In anderen Formen der Aufstellung werden sogenannte Repräsentanten benutzt, die sich an Stelle der Fragenden (hier Fokus genannt) Person auf verschiede Plätze stellen und diese Aspekte repräsentieren. Die dort auftauchenden Wahrnehmungen und Veränderungen werden als repräsentierte Wahrnehmung bezeichnet. Das merkwürdige bei Aufstellungen ist ja bekanntlich, dass häufig diese Repräsentanten genau die Gefühle,
Gedanken und Wahrnehmungen in sich erleben, welche die Aufstellende in sich trägt.
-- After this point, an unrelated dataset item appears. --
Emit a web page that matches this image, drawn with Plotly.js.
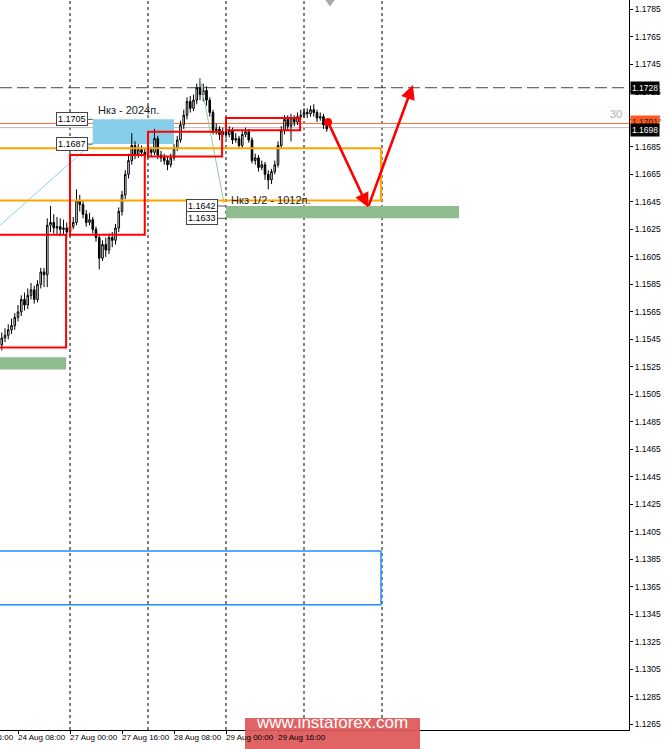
<!DOCTYPE html>
<html>
<head>
<meta charset="utf-8">
<script src="https://cdn.plot.ly/plotly-3.0.1.min.js"></script>
<style>html,body{margin:0;padding:0;background:#fff;}#chart{width:665px;height:749px;}</style>
</head>
<body>
<div id="chart"></div>
<script>
// H1 bars, bar index 0 = 27 Aug 00:00 (weekend skipped)
const firstBar = -21;
const opens = [1.1541,1.1546,1.1548,1.1552,1.1555,1.1561,1.1565,1.1574,1.1570,1.1577,1.1581,1.1574,1.1585,1.1594,1.1592,1.1628,1.1630,1.1626,1.1627,1.1625,1.1626,
1.1623,1.1627,1.1630,1.1646,1.1643,1.1636,1.1630,1.1632,1.1625,1.1619,1.1604,1.1614,1.1610,1.1619,1.1617,1.1626,1.1638,1.1650,1.1665,1.1675,1.1686,1.1679,1.1683,1.1681,
1.1679,1.1683,1.1681,1.1691,1.1679,1.1677,1.1675,1.1672,1.1677,1.1684,1.1690,1.1701,1.1708,1.1718,1.1713,1.1719,1.1728,1.1723,1.1726,1.1719,1.1710,1.1697,1.1698,1.1694,
1.1696,1.1694,1.1697,1.1690,1.1691,1.1686,1.1694,1.1696,1.1690,1.1675,1.1677,1.1670,1.1672,1.1665,1.1661,1.1667,1.1672,1.1686,1.1697,1.1705,1.1700,1.1706,1.1703,1.1707,
1.1708,1.1710,1.1709,1.1712,1.1710,1.1706,1.1707,1.1701];
const highs = [1.1550,1.1553,1.1556,1.1560,1.1564,1.1570,1.1577,1.1579,1.1582,1.1586,1.1584,1.1588,1.1597,1.1597,1.1633,1.1642,1.1636,1.1634,1.1633,1.1632,1.1630,
1.1630,1.1634,1.1654,1.1650,1.1646,1.1639,1.1637,1.1634,1.1627,1.1621,1.1617,1.1619,1.1622,1.1623,1.1629,1.1641,1.1653,1.1668,1.1680,1.1695,1.1689,1.1687,1.1686,1.1684,
1.1686,1.1685,1.1698,1.1693,1.1682,1.1680,1.1678,1.1680,1.1687,1.1693,1.1704,1.1712,1.1721,1.1722,1.1723,1.1731,1.1735,1.1731,1.1729,1.1721,1.1712,1.1702,1.1700,1.1699,
1.1699,1.1700,1.1699,1.1695,1.1693,1.1697,1.1699,1.1698,1.1692,1.1680,1.1679,1.1675,1.1674,1.1668,1.1669,1.1675,1.1689,1.1700,1.1708,1.1708,1.1709,1.1708,1.1710,1.1712,
1.1713,1.1713,1.1715,1.1716,1.1712,1.1710,1.1709,1.1703];
const lows = [1.1537,1.1543,1.1545,1.1549,1.1552,1.1558,1.1562,1.1566,1.1567,1.1574,1.1571,1.1572,1.1582,1.1583,1.1583,1.1623,1.1622,1.1621,1.1620,1.1621,1.1619,
1.1620,1.1625,1.1628,1.1638,1.1633,1.1627,1.1628,1.1622,1.1616,1.1596,1.1602,1.1605,1.1607,1.1612,1.1614,1.1623,1.1635,1.1647,1.1662,1.1672,1.1676,1.1677,1.1678,1.1676,
1.1677,1.1678,1.1679,1.1676,1.1674,1.1672,1.1668,1.1670,1.1675,1.1682,1.1688,1.1698,1.1705,1.1710,1.1711,1.1716,1.1719,1.1718,1.1715,1.1707,1.1694,1.1694,1.1690,1.1692,
1.1691,1.1692,1.1687,1.1688,1.1684,1.1684,1.1692,1.1688,1.1673,1.1672,1.1667,1.1668,1.1661,1.1654,1.1658,1.1665,1.1670,1.1684,1.1694,1.1697,1.1689,1.1700,1.1701,1.1705,
1.1706,1.1706,1.1707,1.1707,1.1703,1.1704,1.1698,1.1696];
const closes = [1.1546,1.1548,1.1552,1.1555,1.1561,1.1565,1.1574,1.1570,1.1577,1.1581,1.1574,1.1585,1.1594,1.1592,1.1628,1.1630,1.1626,1.1627,1.1625,1.1626,1.1623,
1.1627,1.1630,1.1646,1.1643,1.1636,1.1630,1.1632,1.1625,1.1619,1.1604,1.1614,1.1610,1.1619,1.1617,1.1626,1.1638,1.1650,1.1665,1.1675,1.1686,1.1679,1.1683,1.1681,1.1679,
1.1683,1.1681,1.1691,1.1679,1.1677,1.1675,1.1672,1.1677,1.1684,1.1690,1.1701,1.1708,1.1718,1.1713,1.1719,1.1728,1.1723,1.1726,1.1719,1.1710,1.1697,1.1698,1.1694,1.1696,
1.1694,1.1697,1.1690,1.1691,1.1686,1.1694,1.1696,1.1690,1.1675,1.1677,1.1670,1.1672,1.1665,1.1661,1.1667,1.1672,1.1686,1.1697,1.1705,1.1700,1.1706,1.1703,1.1707,1.1708,
1.1710,1.1709,1.1712,1.1710,1.1706,1.1707,1.1701,1.1698];

// time axis labels (bar index -> text)
const tickBars = [-32,-16,0,16,32,48,64];
const tickTexts = ['23 Aug 16:00','24 Aug 08:00','27 Aug 00:00','27 Aug 16:00','28 Aug 08:00','29 Aug 00:00','29 Aug 16:00'];
const daySeparators = [0,24,48,72,96];

// price levels / zones
const redBoxes = [[-25,-1.2,1.1621,1.1539],[0,23,1.1679,1.1621],[24,46.8,1.1696,1.1678],[48,70.8,1.1706,1.1697]];
const blueZone = [7,32,1.1705,1.1687];
const greenZones = [[-25,-1.2,1.1532,1.1523],[48,119.7,1.1642,1.1633]];
const orangeBox = [-25,95.7,1.1684,1.1646];
const blueOutline = [-25,95.7,1.1391,1.1352];
const dashedLevel = 1.1728;
const askLevel = 1.1701, bidLevel = 1.1698;
const blueTrend = [[-21.5,1.1628],[7,1.1688]];
const greenTrend = [[40,1.1735],[47.4,1.1644]];
const forecast = [[79.4,1.1703],[91.7,1.1641],[105.5,1.1730]];
const indicatorLabel = {text:'30', bar:170.5, price:1.1709};

const X_RANGE = [-21.54,172];
const xIdx = closes.map((_, k) => firstBar + k);
const FONT = 'Liberation Sans, Arial, sans-serif';
const toPaperX = b => (b - X_RANGE[0]) / (X_RANGE[1] - X_RANGE[0]);

const traces = [{
  type:'candlestick', x:xIdx, open:opens, high:highs, low:lows, close:closes,
  increasing:{line:{color:'#000',width:1}, fillcolor:'#ffffff'},
  decreasing:{line:{color:'#000',width:1}, fillcolor:'#000000'},
  whiskerwidth:0, hoverinfo:'skip', showlegend:false
},{
  type:'scatter', mode:'markers', x:[forecast[0][0]], y:[forecast[0][1]],
  marker:{color:'#ff0000', size:8}, hoverinfo:'skip', showlegend:false
}];

const shapes = [];
function rect(b, line, fill, layer){
  shapes.push({type:'rect', xref:'x', yref:'y', x0:b[0], x1:b[1], y0:b[2], y1:b[3],
    line:line, fillcolor:fill||'rgba(0,0,0,0)', layer:layer||'above'});
}
function seg(x0,y0,x1,y1,line){
  shapes.push({type:'line', xref:'x', yref:'y', x0:x0, x1:x1, y0:y0, y1:y1, line:line, layer:'above'});
}
rect(blueZone, {width:0}, '#87CEEB', 'below');
greenZones.forEach(g => rect(g, {width:0}, '#8FBC8F', 'below'));
daySeparators.forEach(d => shapes.push({type:'line', xref:'x', yref:'paper', x0:d, x1:d, y0:0, y1:1,
  line:{color:'#000', width:1, dash:'dot'}, layer:'below'}));
shapes.push({type:'line', xref:'paper', yref:'y', x0:0, x1:1, y0:dashedLevel, y1:dashedLevel, line:{color:'#444', width:1, dash:'12px,5px'}, layer:'below'});
shapes.push({type:'line', xref:'paper', yref:'y', x0:0, x1:1, y0:askLevel+0.0001, y1:askLevel+0.0001, line:{color:'#ff6a3a', width:1}, layer:'below'});
shapes.push({type:'line', xref:'paper', yref:'y', x0:0, x1:1, y0:bidLevel+0.0001, y1:bidLevel+0.0001, line:{color:'#bbbbbb', width:1}, layer:'below'});
seg(blueTrend[0][0],blueTrend[0][1],blueTrend[1][0],blueTrend[1][1],{color:'#87CEFA',width:1});
seg(greenTrend[0][0],greenTrend[0][1],greenTrend[1][0],greenTrend[1][1],{color:'#98C898',width:1});
rect(orangeBox, {color:'#FFA500', width:2});
rect(blueOutline, {color:'#1E90FF', width:1.5});
redBoxes.forEach(b => rect(b, {color:'#FF0000', width:2}));
seg(5.5,blueZone[2],blueZone[0],blueZone[2],{color:'#555',width:1});
seg(5.5,blueZone[3],blueZone[0],blueZone[3],{color:'#555',width:1});
seg(45.5,greenZones[1][2],48,greenZones[1][2],{color:'#555',width:1});
seg(45.5,greenZones[1][3],48,greenZones[1][3],{color:'#555',width:1});
shapes.push({type:'path', xref:'x', yref:'paper', path:'M78.6,1 L81.4,1 L80,0.991 Z', fillcolor:'#a8a8a8', line:{width:0}});
shapes.push({type:'rect', xref:'paper', yref:'paper', x0:245/629, x1:420/629, y0:(730-749)/730, y1:(730-718)/730,
  fillcolor:'rgba(222,88,88,0.93)', line:{width:0}, layer:'above'});

const ann = [];
function tag(x, y, text, anchor){
  ann.push({x:x, y:y, xref:'x', yref:'y', text:text, showarrow:false, xanchor:anchor||'right',
    font:{family:FONT, size:9, color:'#000'}, bgcolor:'#fff', bordercolor:'#444', borderwidth:1, borderpad:1});
}
tag(5.5, blueZone[2], '1.1705'); tag(5.5, blueZone[3], '1.1687');
tag(45.5, greenZones[1][2], '1.1642'); tag(45.5, greenZones[1][3], '1.1633');
ann.push({x:8, y:1.1712, xref:'x', yref:'y', text:'Нкз - 2024п.', showarrow:false, xanchor:'left',
  font:{family:FONT, size:11, color:'#222'}});
ann.push({x:49, y:1.16465, xref:'x', yref:'y', text:'Нкз 1/2 - 1012п.', showarrow:false, xanchor:'left',
  font:{family:FONT, size:11, color:'#222'}});
ann.push({x:indicatorLabel.bar, y:indicatorLabel.price, xref:'x', yref:'y', text:indicatorLabel.text, showarrow:false, xanchor:'right',
  font:{family:FONT, size:11, color:'#b0b0b0'}});
for (let k=1;k<forecast.length;k++){
  ann.push({x:forecast[k][0], y:forecast[k][1], ax:forecast[k-1][0], ay:forecast[k-1][1], xref:'x', yref:'y', axref:'x', ayref:'y',
    text:'', showarrow:true, arrowhead:2, arrowsize:1.1, arrowwidth:2.6, arrowcolor:'#ff0000', standoff:0, startstandoff:0});
}
function pbox(y, text, bg, fg){
  ann.push({x:1, y:y, xref:'paper', yref:'y', text:text, showarrow:false, xanchor:'left', xshift:1,
    font:{family:FONT, size:8.5, color:fg}, bgcolor:bg, borderpad:1});
}
pbox(dashedLevel, '1.1728', '#000', '#fff');
pbox(askLevel+0.0002, '1.1701', '#ff5a1e', '#222');
pbox(bidLevel-0.0001, '1.1698', '#000', '#fff');
tickBars.forEach((b,k) => ann.push({x:toPaperX(b), y:0, xref:'paper', yref:'paper', yanchor:'top', xanchor:'left', yshift:-1, xshift:-2,
  text:tickTexts[k], showarrow:false, font:{family:FONT, size:8, color:'#000'}}));
ann.push({x:332/629, y:(730-733.5)/730, xref:'paper', yref:'paper', text:'www.instaforex.com', showarrow:false,
  font:{family:FONT, size:17, color:'#ffffff'}});

const priceTicks = [];
for (let v=11265; v<=11785; v+=20) priceTicks.push(v/10000);

const layout = {
  width:665, height:749, autosize:false,
  margin:{l:0, r:36, t:0, b:19, pad:0},
  paper_bgcolor:'#fff', plot_bgcolor:'#fff',
  showlegend:false, hovermode:false,
  xaxis:{range:X_RANGE, showgrid:false, zeroline:false, showline:true, linecolor:'#000', linewidth:1,
    ticks:'outside', ticklen:3, tickcolor:'#000', tickvals:tickBars, showticklabels:false,
    rangeslider:{visible:false}, fixedrange:true},
  yaxis:{range:[1.12609,1.17918], side:'right', showgrid:false, zeroline:false, showline:true, linecolor:'#000', linewidth:1,
    ticks:'outside', ticklen:3, tickcolor:'#000', tickvals:priceTicks, ticktext:priceTicks.map(v=>v.toFixed(4)),
    tickfont:{family:FONT, size:8.5, color:'#000'}, fixedrange:true},
  shapes:shapes, annotations:ann
};
Plotly.newPlot('chart', traces, layout, {displayModeBar:false, staticPlot:true});
</script>
</body>
</html>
Der fachliche Diskurs, wie weit diese Übertragungsphänomene nun das subjektiv Innere der Repräsentanten darstellen oder tatsächlich von der Aufstellenden quasi stammen, lässt sich schwer endgültig klären. Daher der Begriff repräsentierende Wahrnehmung, denn es wird mehr Wert darauf gelegt, was mit der Rolle der jeweiligen Position zu tun hat, als mit
den individuellen Befindlichkeiten der Repräsentanten.
Weitere Aufstellungsmodelle sind die Problemaufstellung, die Lösungsaufstellung u.a. .
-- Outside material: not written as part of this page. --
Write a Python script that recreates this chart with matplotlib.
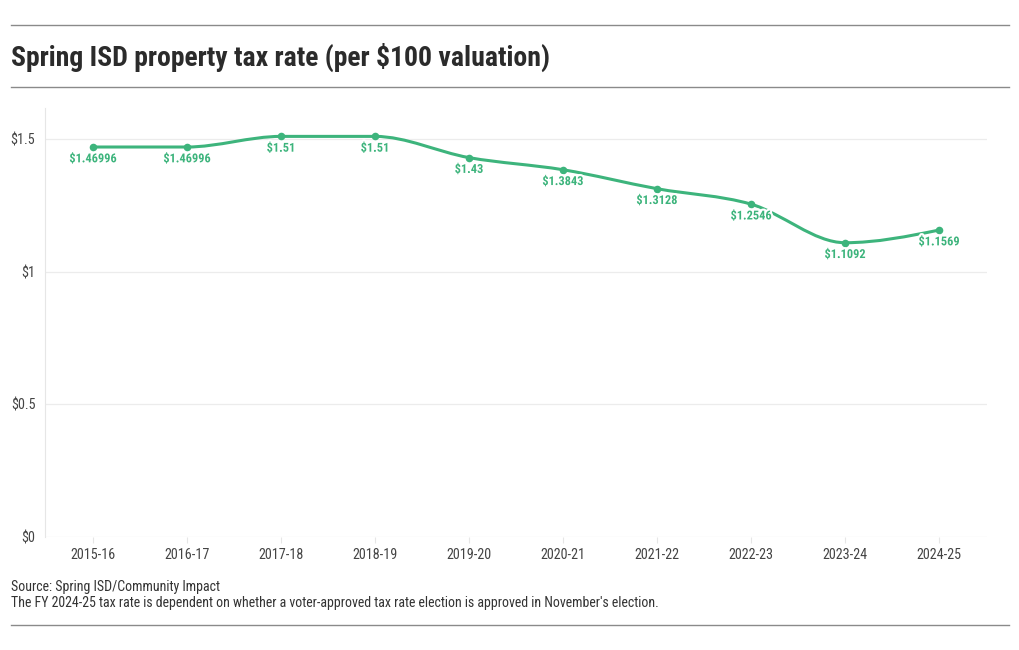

Im letzten Teil werden ausführlich und ganz genau Praxisbeispiele wiedergegeben. Hier werden wörtliche Darstellungen der Gespräche mit theoretischen Begründungen aufgeführt, die zeigen dass jede Frage wohldurchdacht und präzise gesetzt wird.
Auch hier wird deutlich: Hier geht es weniger um ein Agieren aus dem Bauch, als um ein intelligentes, ganzheitliches Begreifen und Intervenieren in den jeweiligen Fragestellungen.
Ein anspruchsvolles Werk, das Geduld beim Lesen und echtes Interesse diese Methode begreifen zu wollen, voraussetzt. Doch lohnt es sich genau hinzuschauen und die komplexen Erklärungsmuster nachzuvollziehen – auch wenn dies nicht immer gelingt. Wer noch nie eine Aufstellung erlebt hat, wird wahrscheinlich Schwierigkeiten haben, viele Darstellungen nachzuvollziehen. Doch besiegelt dieses Buch hier eine zeitgemäße Methode, an der man auch künftig nicht mehr vorbei kommen wird. Empfehlenswert!